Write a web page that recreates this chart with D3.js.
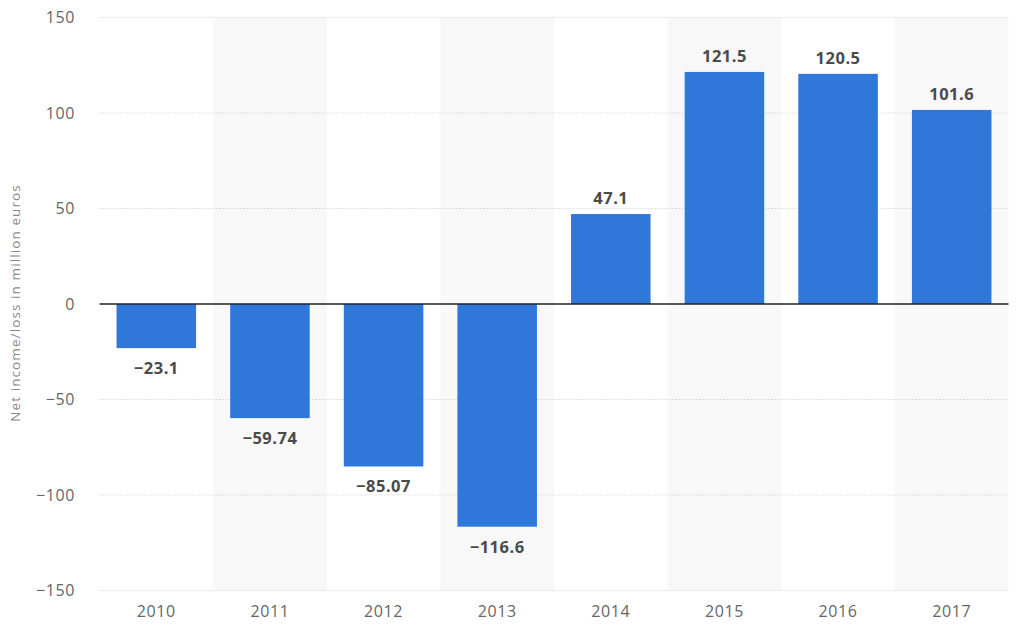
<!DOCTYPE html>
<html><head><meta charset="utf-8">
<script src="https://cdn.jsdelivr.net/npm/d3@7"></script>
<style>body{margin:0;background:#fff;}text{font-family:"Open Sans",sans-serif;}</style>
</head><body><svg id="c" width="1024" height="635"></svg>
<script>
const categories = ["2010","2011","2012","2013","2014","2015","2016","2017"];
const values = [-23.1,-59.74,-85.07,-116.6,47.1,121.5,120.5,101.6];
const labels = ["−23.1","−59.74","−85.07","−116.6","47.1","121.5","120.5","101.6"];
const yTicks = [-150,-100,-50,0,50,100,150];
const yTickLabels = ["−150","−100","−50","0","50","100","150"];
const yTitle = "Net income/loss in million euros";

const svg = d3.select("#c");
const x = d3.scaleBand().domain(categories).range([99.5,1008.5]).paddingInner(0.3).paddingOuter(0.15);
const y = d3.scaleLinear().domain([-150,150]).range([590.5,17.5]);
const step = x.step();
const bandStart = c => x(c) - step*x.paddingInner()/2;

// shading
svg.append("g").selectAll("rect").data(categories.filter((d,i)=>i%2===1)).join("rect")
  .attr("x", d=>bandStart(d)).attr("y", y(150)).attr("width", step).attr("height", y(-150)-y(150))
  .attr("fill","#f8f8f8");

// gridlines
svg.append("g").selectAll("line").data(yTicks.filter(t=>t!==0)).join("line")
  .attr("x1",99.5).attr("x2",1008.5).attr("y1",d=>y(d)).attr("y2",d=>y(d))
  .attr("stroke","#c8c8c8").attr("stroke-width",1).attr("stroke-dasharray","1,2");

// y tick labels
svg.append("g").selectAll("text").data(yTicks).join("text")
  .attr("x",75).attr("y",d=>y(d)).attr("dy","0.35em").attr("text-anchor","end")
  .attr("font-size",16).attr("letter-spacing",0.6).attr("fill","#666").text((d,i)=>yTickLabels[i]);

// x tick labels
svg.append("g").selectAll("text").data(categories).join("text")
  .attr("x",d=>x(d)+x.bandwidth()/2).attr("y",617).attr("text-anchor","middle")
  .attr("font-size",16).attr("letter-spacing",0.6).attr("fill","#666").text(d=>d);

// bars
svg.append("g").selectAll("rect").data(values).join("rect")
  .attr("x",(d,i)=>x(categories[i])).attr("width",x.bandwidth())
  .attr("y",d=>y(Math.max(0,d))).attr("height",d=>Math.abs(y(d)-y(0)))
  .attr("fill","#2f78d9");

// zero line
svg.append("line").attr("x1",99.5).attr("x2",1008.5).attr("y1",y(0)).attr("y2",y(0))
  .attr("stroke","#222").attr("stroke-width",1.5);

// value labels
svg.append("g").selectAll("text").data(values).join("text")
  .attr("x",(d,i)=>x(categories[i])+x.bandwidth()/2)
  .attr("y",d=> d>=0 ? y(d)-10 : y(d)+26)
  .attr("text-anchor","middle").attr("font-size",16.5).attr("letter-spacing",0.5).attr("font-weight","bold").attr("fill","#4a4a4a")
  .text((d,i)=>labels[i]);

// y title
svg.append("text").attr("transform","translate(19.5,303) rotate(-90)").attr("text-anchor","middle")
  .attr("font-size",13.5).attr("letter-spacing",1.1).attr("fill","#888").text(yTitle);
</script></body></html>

☆ ☆ ☆ ☆ ☆ ☆ ☆

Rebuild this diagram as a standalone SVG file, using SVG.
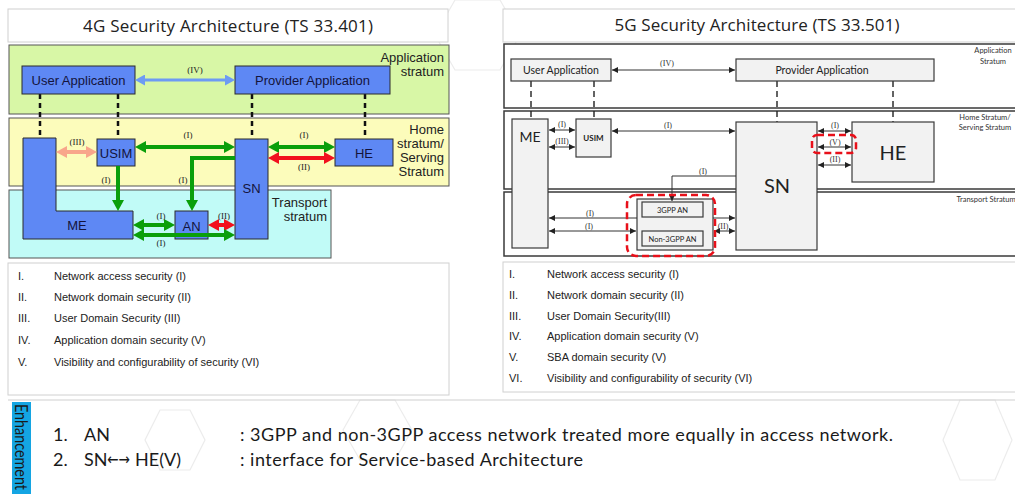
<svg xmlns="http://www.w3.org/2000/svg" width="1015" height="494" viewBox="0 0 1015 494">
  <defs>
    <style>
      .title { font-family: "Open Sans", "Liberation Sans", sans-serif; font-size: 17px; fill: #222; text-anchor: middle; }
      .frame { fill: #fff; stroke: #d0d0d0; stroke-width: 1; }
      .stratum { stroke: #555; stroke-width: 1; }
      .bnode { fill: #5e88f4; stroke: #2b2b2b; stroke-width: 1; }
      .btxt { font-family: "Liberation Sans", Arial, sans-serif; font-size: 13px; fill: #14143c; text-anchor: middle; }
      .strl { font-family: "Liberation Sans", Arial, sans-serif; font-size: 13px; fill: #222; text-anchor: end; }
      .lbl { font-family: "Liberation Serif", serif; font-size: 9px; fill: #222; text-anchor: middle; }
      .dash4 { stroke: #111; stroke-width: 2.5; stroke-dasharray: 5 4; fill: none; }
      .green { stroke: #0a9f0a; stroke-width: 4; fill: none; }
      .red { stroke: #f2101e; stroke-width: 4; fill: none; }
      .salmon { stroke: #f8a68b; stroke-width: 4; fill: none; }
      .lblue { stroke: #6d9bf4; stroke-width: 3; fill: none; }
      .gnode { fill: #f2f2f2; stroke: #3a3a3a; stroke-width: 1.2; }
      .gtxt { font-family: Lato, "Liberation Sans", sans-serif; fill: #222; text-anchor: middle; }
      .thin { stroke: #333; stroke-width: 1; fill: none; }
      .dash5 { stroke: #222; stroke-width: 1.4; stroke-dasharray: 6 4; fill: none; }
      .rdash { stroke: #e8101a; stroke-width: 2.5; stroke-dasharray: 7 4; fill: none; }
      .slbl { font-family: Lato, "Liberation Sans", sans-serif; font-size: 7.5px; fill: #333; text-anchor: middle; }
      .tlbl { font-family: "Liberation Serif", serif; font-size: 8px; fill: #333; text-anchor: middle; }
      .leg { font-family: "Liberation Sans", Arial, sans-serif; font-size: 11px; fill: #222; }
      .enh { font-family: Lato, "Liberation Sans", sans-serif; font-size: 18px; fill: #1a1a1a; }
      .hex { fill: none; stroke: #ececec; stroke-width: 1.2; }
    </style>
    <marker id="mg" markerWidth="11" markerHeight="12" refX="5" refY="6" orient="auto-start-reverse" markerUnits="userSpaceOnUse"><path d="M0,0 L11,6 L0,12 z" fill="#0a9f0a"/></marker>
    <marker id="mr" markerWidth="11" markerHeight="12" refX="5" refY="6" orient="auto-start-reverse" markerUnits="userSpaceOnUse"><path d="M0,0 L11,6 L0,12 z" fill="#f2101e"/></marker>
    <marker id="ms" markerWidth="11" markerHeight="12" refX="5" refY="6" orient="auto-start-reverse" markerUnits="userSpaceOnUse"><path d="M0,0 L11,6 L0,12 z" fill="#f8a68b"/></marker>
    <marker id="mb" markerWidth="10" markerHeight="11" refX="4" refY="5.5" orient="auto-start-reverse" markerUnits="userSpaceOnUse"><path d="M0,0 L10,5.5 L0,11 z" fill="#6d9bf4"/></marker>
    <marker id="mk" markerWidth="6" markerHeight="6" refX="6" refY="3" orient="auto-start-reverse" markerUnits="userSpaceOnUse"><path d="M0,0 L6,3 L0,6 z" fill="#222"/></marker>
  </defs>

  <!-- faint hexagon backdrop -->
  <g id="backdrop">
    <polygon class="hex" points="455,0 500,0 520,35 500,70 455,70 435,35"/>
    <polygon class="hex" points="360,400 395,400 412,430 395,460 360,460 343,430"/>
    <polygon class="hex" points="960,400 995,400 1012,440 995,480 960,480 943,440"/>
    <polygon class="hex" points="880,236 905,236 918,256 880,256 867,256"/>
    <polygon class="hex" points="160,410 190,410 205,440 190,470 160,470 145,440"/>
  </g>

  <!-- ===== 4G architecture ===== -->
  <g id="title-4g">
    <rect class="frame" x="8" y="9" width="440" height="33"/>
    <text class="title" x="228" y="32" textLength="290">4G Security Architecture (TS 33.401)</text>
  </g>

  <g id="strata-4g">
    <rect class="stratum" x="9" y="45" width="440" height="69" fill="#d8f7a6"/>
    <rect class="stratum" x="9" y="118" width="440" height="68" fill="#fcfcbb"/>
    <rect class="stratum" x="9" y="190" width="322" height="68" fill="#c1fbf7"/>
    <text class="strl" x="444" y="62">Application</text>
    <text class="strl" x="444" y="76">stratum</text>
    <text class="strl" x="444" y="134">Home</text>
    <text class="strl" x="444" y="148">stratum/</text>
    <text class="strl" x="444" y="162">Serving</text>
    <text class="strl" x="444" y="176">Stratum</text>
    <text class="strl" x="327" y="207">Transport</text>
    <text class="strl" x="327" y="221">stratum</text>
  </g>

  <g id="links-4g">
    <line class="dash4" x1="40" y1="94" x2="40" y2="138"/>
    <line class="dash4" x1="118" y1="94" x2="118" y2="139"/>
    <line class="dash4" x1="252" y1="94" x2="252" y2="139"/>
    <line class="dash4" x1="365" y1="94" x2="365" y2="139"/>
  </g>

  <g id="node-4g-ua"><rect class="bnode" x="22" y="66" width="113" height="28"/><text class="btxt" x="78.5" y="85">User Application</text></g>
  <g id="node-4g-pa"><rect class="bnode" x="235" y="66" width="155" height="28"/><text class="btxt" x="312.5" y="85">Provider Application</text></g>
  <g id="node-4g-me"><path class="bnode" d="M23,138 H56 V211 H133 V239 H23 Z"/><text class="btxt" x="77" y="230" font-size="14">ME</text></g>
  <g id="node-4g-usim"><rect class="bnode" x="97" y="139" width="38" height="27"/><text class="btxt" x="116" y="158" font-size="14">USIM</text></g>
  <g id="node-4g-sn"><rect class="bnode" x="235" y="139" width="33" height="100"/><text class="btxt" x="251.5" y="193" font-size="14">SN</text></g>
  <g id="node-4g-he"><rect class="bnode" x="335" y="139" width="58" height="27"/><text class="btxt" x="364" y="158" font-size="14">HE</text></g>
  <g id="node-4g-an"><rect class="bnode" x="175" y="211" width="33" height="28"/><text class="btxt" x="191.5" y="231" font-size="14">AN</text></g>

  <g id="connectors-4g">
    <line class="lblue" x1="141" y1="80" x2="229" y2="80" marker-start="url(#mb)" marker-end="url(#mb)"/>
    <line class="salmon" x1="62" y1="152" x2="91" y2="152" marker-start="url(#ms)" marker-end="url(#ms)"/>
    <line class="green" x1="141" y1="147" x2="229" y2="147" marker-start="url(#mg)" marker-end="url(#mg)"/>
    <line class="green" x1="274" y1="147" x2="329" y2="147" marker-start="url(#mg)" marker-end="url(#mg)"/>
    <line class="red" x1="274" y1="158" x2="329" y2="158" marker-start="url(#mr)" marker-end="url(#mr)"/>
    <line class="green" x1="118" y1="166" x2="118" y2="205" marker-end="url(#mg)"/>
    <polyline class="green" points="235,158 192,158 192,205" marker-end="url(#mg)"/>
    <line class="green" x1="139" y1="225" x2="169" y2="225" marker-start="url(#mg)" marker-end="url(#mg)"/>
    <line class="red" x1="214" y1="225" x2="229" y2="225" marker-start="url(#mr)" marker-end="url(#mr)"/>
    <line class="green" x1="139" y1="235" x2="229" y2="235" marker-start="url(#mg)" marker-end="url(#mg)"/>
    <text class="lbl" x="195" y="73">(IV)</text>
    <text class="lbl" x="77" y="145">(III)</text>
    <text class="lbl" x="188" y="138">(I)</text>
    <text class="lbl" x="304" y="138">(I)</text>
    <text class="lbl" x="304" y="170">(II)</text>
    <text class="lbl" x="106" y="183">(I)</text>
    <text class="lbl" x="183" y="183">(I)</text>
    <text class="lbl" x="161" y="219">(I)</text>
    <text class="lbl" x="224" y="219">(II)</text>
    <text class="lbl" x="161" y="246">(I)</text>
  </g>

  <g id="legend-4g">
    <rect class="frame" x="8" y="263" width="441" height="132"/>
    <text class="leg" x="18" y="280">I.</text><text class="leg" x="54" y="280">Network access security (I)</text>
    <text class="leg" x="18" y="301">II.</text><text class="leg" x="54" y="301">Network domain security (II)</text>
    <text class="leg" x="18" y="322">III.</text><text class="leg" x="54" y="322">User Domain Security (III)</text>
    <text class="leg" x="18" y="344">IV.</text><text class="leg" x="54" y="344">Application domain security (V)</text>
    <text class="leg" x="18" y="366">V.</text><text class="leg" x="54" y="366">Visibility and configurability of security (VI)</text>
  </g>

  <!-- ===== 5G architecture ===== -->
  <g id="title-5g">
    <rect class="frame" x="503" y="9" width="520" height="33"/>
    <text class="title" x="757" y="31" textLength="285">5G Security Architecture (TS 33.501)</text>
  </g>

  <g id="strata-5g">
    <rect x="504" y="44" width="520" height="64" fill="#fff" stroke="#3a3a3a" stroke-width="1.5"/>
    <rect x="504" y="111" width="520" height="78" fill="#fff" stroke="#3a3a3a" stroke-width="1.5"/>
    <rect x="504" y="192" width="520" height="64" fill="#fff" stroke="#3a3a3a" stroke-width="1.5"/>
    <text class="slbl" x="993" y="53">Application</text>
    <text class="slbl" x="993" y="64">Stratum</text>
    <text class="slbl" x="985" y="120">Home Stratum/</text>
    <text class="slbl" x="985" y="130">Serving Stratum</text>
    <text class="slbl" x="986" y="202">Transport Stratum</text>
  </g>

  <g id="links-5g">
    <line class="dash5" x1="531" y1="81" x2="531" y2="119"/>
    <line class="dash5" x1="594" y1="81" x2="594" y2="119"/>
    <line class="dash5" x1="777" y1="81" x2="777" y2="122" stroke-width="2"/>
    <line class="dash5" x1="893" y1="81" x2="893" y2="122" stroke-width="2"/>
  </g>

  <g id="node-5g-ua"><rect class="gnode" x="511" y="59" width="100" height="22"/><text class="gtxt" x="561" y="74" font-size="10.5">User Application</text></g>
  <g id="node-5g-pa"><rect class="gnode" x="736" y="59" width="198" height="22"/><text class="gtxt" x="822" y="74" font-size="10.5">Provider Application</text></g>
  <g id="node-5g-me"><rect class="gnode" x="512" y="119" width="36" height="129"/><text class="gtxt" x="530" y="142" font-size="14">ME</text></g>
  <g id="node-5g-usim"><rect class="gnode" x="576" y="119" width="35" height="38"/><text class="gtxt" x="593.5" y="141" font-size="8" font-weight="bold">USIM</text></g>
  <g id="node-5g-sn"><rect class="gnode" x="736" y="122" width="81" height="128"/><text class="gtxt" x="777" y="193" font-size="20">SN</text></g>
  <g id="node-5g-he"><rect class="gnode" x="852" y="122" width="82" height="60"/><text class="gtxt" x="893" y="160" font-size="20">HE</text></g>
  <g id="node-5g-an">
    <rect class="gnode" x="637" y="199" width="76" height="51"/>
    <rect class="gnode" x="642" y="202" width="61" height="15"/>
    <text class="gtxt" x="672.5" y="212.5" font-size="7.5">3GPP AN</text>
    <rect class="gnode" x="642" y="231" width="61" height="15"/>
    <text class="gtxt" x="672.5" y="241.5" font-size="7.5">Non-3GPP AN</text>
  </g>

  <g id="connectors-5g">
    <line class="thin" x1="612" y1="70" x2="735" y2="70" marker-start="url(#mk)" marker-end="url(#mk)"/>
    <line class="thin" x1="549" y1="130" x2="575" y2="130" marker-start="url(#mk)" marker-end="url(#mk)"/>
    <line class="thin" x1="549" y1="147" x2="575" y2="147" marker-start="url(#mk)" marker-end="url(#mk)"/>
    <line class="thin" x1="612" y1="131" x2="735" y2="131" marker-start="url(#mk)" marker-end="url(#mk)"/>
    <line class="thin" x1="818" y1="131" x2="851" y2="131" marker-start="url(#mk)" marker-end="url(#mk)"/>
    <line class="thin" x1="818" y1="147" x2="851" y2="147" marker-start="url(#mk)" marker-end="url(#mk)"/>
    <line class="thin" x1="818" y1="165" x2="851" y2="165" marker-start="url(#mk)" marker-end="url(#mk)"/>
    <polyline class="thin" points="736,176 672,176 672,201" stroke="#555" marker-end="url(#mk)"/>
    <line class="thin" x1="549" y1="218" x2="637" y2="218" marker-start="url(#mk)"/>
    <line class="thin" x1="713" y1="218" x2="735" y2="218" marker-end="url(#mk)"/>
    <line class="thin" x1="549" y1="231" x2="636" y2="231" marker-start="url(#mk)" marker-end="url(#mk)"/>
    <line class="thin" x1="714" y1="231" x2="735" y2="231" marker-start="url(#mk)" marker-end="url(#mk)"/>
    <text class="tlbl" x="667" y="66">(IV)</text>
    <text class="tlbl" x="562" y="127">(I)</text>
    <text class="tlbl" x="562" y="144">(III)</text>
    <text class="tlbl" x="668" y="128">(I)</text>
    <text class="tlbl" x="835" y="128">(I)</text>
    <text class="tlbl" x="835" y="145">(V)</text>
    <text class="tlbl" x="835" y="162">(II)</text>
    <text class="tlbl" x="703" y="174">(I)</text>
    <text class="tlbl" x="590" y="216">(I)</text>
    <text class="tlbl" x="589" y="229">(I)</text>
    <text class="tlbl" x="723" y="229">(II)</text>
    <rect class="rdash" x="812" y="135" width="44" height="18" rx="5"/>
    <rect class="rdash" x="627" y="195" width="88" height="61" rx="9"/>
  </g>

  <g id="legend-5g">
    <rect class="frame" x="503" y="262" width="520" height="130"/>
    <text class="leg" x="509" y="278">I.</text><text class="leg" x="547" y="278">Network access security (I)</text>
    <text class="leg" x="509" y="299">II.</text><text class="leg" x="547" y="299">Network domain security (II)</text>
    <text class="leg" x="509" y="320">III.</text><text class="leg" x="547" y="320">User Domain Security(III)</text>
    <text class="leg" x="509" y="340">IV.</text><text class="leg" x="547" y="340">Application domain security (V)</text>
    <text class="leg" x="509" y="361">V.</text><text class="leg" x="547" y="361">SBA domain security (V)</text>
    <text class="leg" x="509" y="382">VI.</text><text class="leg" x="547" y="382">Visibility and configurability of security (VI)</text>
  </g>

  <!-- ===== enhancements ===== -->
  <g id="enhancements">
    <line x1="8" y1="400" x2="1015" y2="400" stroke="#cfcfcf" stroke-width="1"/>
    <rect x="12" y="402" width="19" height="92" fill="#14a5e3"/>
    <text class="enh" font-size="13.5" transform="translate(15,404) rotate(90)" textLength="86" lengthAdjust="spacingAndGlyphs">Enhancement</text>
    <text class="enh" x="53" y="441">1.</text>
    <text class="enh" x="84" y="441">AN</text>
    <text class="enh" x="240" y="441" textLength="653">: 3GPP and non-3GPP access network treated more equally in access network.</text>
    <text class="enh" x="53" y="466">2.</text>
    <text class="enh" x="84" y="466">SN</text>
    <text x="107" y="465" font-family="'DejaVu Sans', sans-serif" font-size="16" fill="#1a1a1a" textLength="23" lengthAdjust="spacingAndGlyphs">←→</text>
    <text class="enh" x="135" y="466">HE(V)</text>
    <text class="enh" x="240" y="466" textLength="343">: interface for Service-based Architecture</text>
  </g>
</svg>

☆ ☆ ☆ ☆ ☆ ☆ ☆

Nothing but the lines above, starting at the line that contains "Write a web" and ending at the line that contains "income/loss in million", should be given again, exactly and without the pictures.

● **Exercise result**
Write a web page that recreates this chart with D3.js.
<!DOCTYPE html>
<html><head><meta charset="utf-8">
<script src="https://cdn.jsdelivr.net/npm/d3@7"></script>
<style>body{margin:0;background:#fff;}text{font-family:"Open Sans",sans-serif;}</style>
</head><body><svg id="c" width="1024" height="635"></svg>
<script>
const categories = ["2010","2011","2012","2013","2014","2015","2016","2017"];
const values = [-23.1,-59.74,-85.07,-116.6,47.1,121.5,120.5,101.6];
const labels = ["−23.1","−59.74","−85.07","−116.6","47.1","121.5","120.5","101.6"];
const yTicks = [-150,-100,-50,0,50,100,150];
const yTickLabels = ["−150","−100","−50","0","50","100","150"];
const yTitle = "Net income/loss in million euros";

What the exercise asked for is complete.